Exercise details >> All the data must come back unchanged, except that pictures are left out.

Recorded information >>
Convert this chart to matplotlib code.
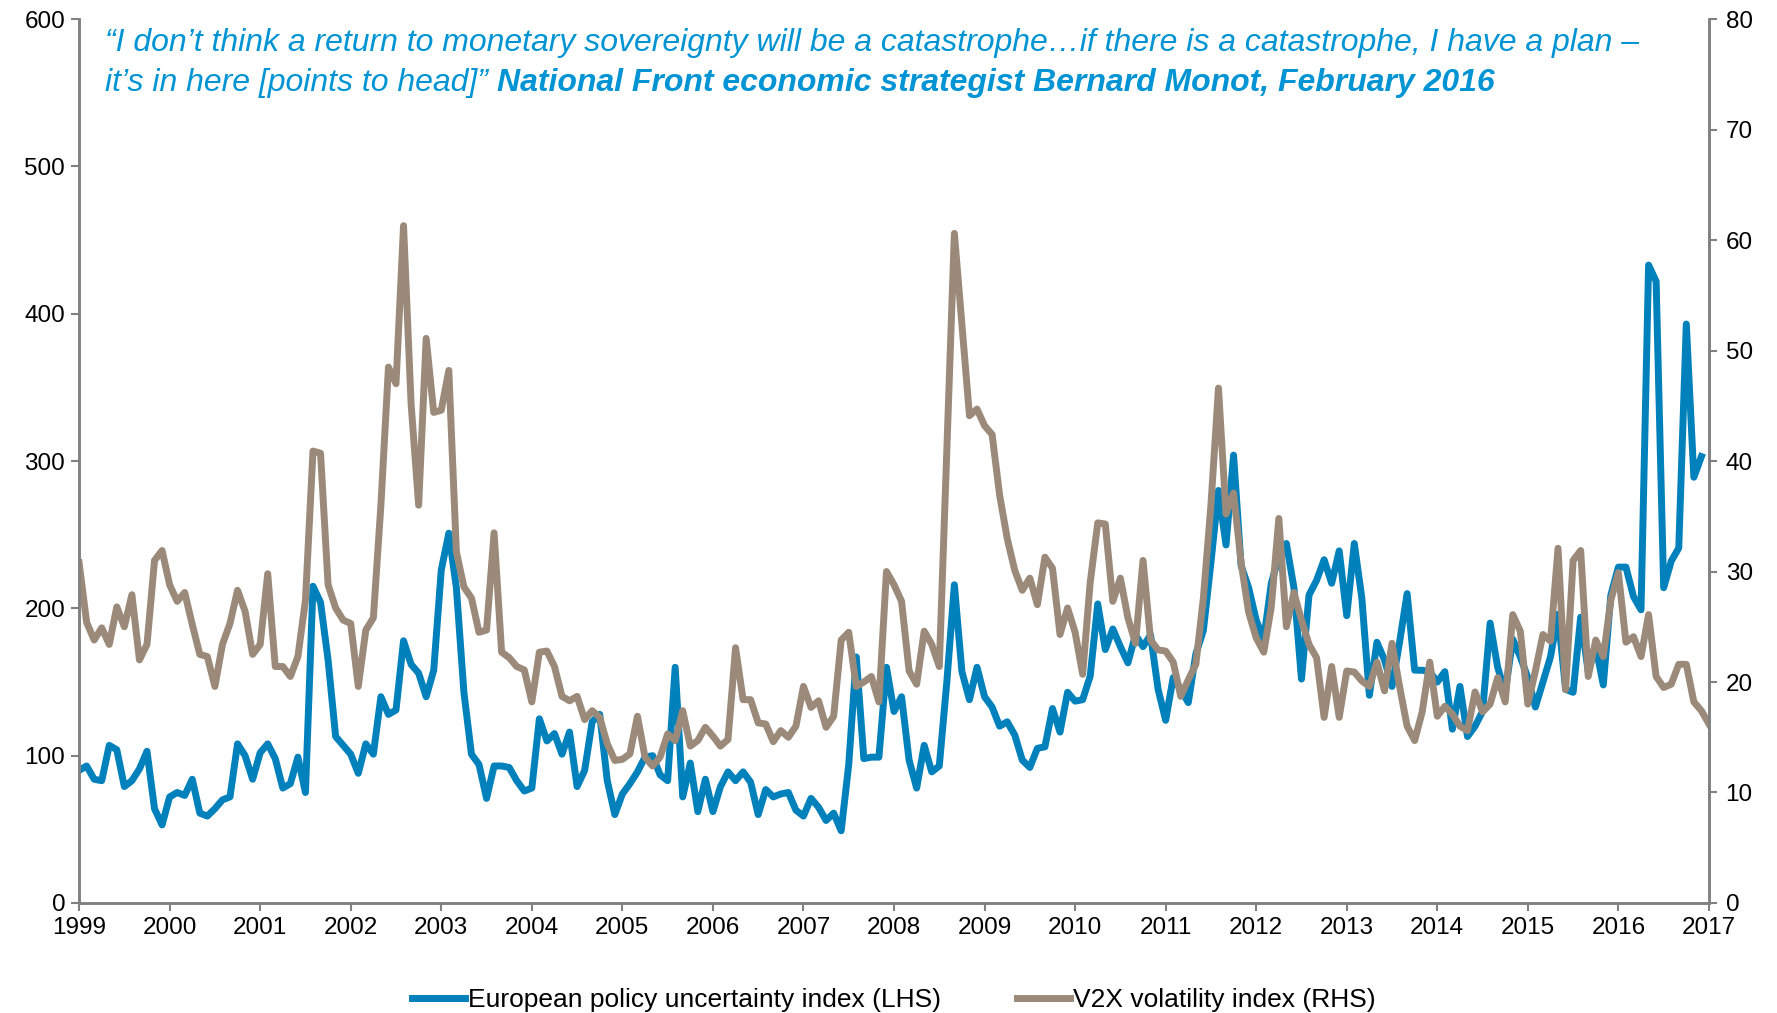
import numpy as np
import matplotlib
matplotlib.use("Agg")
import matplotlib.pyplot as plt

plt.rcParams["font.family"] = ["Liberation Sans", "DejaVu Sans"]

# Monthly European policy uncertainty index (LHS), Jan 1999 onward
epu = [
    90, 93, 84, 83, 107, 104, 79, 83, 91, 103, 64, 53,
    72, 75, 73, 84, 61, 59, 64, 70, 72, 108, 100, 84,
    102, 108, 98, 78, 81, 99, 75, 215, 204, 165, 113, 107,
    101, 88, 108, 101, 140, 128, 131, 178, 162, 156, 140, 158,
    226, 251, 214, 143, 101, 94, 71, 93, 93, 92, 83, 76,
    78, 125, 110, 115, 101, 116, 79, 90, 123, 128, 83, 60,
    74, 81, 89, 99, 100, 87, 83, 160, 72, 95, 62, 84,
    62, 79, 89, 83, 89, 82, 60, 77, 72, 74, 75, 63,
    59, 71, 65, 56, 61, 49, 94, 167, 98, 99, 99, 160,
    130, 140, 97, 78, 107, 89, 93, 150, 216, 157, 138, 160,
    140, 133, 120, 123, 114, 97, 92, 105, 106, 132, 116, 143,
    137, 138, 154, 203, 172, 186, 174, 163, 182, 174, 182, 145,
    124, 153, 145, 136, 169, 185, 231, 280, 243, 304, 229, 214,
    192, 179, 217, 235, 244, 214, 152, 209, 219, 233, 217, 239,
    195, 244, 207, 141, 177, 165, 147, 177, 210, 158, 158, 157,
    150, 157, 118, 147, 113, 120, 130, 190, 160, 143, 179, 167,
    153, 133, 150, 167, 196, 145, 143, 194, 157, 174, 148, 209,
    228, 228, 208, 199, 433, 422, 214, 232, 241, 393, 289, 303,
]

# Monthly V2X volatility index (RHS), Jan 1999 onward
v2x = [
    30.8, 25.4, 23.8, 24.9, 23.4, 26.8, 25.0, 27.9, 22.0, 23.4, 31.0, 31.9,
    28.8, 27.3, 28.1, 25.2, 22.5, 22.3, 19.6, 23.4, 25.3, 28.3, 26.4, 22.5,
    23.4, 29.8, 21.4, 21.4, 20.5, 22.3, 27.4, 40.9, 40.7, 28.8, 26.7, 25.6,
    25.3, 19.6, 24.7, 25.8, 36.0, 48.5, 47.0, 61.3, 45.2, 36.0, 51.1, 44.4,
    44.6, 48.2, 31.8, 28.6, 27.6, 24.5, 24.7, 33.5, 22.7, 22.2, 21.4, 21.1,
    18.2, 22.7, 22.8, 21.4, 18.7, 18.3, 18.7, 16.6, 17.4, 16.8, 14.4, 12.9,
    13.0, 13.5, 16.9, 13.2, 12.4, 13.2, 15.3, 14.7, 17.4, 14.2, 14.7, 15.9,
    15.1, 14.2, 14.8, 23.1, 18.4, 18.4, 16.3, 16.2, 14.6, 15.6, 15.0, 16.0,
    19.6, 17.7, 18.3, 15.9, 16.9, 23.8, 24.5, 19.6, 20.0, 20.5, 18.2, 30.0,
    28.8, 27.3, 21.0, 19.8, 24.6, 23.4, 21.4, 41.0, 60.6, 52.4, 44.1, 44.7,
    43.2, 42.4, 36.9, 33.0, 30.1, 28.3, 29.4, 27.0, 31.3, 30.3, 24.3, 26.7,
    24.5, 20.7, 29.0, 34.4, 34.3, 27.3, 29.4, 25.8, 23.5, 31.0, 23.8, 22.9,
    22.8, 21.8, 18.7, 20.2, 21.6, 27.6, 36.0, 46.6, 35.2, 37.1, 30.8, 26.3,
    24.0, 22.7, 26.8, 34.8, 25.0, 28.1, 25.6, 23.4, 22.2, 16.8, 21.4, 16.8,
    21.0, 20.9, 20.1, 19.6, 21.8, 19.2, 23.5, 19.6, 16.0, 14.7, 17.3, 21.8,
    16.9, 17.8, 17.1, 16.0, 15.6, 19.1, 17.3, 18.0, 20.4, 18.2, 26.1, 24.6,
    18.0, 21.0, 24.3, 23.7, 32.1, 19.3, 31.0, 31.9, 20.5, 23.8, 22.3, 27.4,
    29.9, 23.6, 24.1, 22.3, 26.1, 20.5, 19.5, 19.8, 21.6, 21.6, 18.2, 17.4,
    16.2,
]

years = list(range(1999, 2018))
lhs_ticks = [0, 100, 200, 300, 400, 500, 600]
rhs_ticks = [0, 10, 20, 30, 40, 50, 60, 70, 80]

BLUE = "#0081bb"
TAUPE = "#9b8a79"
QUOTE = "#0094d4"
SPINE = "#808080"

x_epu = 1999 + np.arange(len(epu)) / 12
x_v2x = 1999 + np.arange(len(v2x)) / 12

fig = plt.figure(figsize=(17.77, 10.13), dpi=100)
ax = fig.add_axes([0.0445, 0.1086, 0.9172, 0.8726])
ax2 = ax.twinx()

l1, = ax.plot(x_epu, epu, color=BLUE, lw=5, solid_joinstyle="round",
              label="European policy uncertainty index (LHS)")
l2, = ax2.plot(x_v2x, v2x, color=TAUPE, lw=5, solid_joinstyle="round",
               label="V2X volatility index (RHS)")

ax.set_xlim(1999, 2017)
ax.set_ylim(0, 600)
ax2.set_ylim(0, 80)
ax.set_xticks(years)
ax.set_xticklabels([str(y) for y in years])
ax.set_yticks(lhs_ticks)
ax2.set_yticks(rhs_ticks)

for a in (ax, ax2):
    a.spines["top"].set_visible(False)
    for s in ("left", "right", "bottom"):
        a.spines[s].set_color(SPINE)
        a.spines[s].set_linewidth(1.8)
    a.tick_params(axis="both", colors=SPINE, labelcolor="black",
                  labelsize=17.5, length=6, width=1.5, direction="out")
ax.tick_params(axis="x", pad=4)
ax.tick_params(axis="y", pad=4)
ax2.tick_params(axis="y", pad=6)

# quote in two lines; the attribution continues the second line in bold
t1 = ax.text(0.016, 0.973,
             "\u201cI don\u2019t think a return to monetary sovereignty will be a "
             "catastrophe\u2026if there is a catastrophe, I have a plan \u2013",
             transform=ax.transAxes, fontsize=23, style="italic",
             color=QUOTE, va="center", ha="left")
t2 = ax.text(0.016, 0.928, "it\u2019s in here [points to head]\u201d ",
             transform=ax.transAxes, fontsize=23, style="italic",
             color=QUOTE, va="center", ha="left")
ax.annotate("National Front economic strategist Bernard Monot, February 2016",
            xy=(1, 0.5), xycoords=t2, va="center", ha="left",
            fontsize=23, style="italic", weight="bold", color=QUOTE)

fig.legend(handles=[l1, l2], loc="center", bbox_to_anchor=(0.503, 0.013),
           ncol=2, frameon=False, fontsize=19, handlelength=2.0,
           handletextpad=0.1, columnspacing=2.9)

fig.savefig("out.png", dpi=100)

Right answer >>
Convert this chart to matplotlib code.
import numpy as np
import matplotlib
matplotlib.use("Agg")
import matplotlib.pyplot as plt

plt.rcParams["font.family"] = ["Liberation Sans", "DejaVu Sans"]

# Monthly European policy uncertainty index (LHS), Jan 1999 onward
epu = [
    90, 93, 84, 83, 107, 104, 79, 83, 91, 103, 64, 53,
    72, 75, 73, 84, 61, 59, 64, 70, 72, 108, 100, 84,
    102, 108, 98, 78, 81, 99, 75, 215, 204, 165, 113, 107,
    101, 88, 108, 101, 140, 128, 131, 178, 162, 156, 140, 158,
    226, 251, 214, 143, 101, 94, 71, 93, 93, 92, 83, 76,
    78, 125, 110, 115, 101, 116, 79, 90, 123, 128, 83, 60,
    74, 81, 89, 99, 100, 87, 83, 160, 72, 95, 62, 84,
    62, 79, 89, 83, 89, 82, 60, 77, 72, 74, 75, 63,
    59, 71, 65, 56, 61, 49, 94, 167, 98, 99, 99, 160,
    130, 140, 97, 78, 107, 89, 93, 150, 216, 157, 138, 160,
    140, 133, 120, 123, 114, 97, 92, 105, 106, 132, 116, 143,
    137, 138, 154, 203, 172, 186, 174, 163, 182, 174, 182, 145,
    124, 153, 145, 136, 169, 185, 231, 280, 243, 304, 229, 214,
    192, 179, 217, 235, 244, 214, 152, 209, 219, 233, 217, 239,
    195, 244, 207, 141, 177, 165, 147, 177, 210, 158, 158, 157,
    150, 157, 118, 147, 113, 120, 130, 190, 160, 143, 179, 167,
    153, 133, 150, 167, 196, 145, 143, 194, 157, 174, 148, 209,
    228, 228, 208, 199, 433, 422, 214, 232, 241, 393, 289, 303,
]

# Monthly V2X volatility index (RHS), Jan 1999 onward
v2x = [
    30.8, 25.4, 23.8, 24.9, 23.4, 26.8, 25.0, 27.9, 22.0, 23.4, 31.0, 31.9,
    28.8, 27.3, 28.1, 25.2, 22.5, 22.3, 19.6, 23.4, 25.3, 28.3, 26.4, 22.5,
    23.4, 29.8, 21.4, 21.4, 20.5, 22.3, 27.4, 40.9, 40.7, 28.8, 26.7, 25.6,
    25.3, 19.6, 24.7, 25.8, 36.0, 48.5, 47.0, 61.3, 45.2, 36.0, 51.1, 44.4,
    44.6, 48.2, 31.8, 28.6, 27.6, 24.5, 24.7, 33.5, 22.7, 22.2, 21.4, 21.1,
    18.2, 22.7, 22.8, 21.4, 18.7, 18.3, 18.7, 16.6, 17.4, 16.8, 14.4, 12.9,
    13.0, 13.5, 16.9, 13.2, 12.4, 13.2, 15.3, 14.7, 17.4, 14.2, 14.7, 15.9,
    15.1, 14.2, 14.8, 23.1, 18.4, 18.4, 16.3, 16.2, 14.6, 15.6, 15.0, 16.0,
    19.6, 17.7, 18.3, 15.9, 16.9, 23.8, 24.5, 19.6, 20.0, 20.5, 18.2, 30.0,
    28.8, 27.3, 21.0, 19.8, 24.6, 23.4, 21.4, 41.0, 60.6, 52.4, 44.1, 44.7,
    43.2, 42.4, 36.9, 33.0, 30.1, 28.3, 29.4, 27.0, 31.3, 30.3, 24.3, 26.7,
    24.5, 20.7, 29.0, 34.4, 34.3, 27.3, 29.4, 25.8, 23.5, 31.0, 23.8, 22.9,
    22.8, 21.8, 18.7, 20.2, 21.6, 27.6, 36.0, 46.6, 35.2, 37.1, 30.8, 26.3,
    24.0, 22.7, 26.8, 34.8, 25.0, 28.1, 25.6, 23.4, 22.2, 16.8, 21.4, 16.8,
    21.0, 20.9, 20.1, 19.6, 21.8, 19.2, 23.5, 19.6, 16.0, 14.7, 17.3, 21.8,
    16.9, 17.8, 17.1, 16.0, 15.6, 19.1, 17.3, 18.0, 20.4, 18.2, 26.1, 24.6,
    18.0, 21.0, 24.3, 23.7, 32.1, 19.3, 31.0, 31.9, 20.5, 23.8, 22.3, 27.4,
    29.9, 23.6, 24.1, 22.3, 26.1, 20.5, 19.5, 19.8, 21.6, 21.6, 18.2, 17.4,
    16.2,
]

years = list(range(1999, 2018))
lhs_ticks = [0, 100, 200, 300, 400, 500, 600]
rhs_ticks = [0, 10, 20, 30, 40, 50, 60, 70, 80]

BLUE = "#0081bb"
TAUPE = "#9b8a79"
QUOTE = "#0094d4"
SPINE = "#808080"

x_epu = 1999 + np.arange(len(epu)) / 12
x_v2x = 1999 + np.arange(len(v2x)) / 12

fig = plt.figure(figsize=(17.77, 10.13), dpi=100)
ax = fig.add_axes([0.0445, 0.1086, 0.9172, 0.8726])
ax2 = ax.twinx()

l1, = ax.plot(x_epu, epu, color=BLUE, lw=5, solid_joinstyle="round",
              label="European policy uncertainty index (LHS)")
l2, = ax2.plot(x_v2x, v2x, color=TAUPE, lw=5, solid_joinstyle="round",
               label="V2X volatility index (RHS)")

ax.set_xlim(1999, 2017)
ax.set_ylim(0, 600)
ax2.set_ylim(0, 80)
ax.set_xticks(years)
ax.set_xticklabels([str(y) for y in years])
ax.set_yticks(lhs_ticks)
ax2.set_yticks(rhs_ticks)

for a in (ax, ax2):
    a.spines["top"].set_visible(False)
    for s in ("left", "right", "bottom"):
        a.spines[s].set_color(SPINE)
        a.spines[s].set_linewidth(1.8)
    a.tick_params(axis="both", colors=SPINE, labelcolor="black",
                  labelsize=17.5, length=6, width=1.5, direction="out")
ax.tick_params(axis="x", pad=4)
ax.tick_params(axis="y", pad=4)
ax2.tick_params(axis="y", pad=6)

# quote in two lines; the attribution continues the second line in bold
t1 = ax.text(0.016, 0.973,
             "\u201cI don\u2019t think a return to monetary sovereignty will be a "
             "catastrophe\u2026if there is a catastrophe, I have a plan \u2013",
             transform=ax.transAxes, fontsize=23, style="italic",
             color=QUOTE, va="center", ha="left")
t2 = ax.text(0.016, 0.928, "it\u2019s in here [points to head]\u201d ",
             transform=ax.transAxes, fontsize=23, style="italic",
             color=QUOTE, va="center", ha="left")
ax.annotate("National Front economic strategist Bernard Monot, February 2016",
            xy=(1, 0.5), xycoords=t2, va="center", ha="left",
            fontsize=23, style="italic", weight="bold", color=QUOTE)

fig.legend(handles=[l1, l2], loc="center", bbox_to_anchor=(0.503, 0.013),
           ncol=2, frameon=False, fontsize=19, handlelength=2.0,
           handletextpad=0.1, columnspacing=2.9)

fig.savefig("out.png", dpi=100)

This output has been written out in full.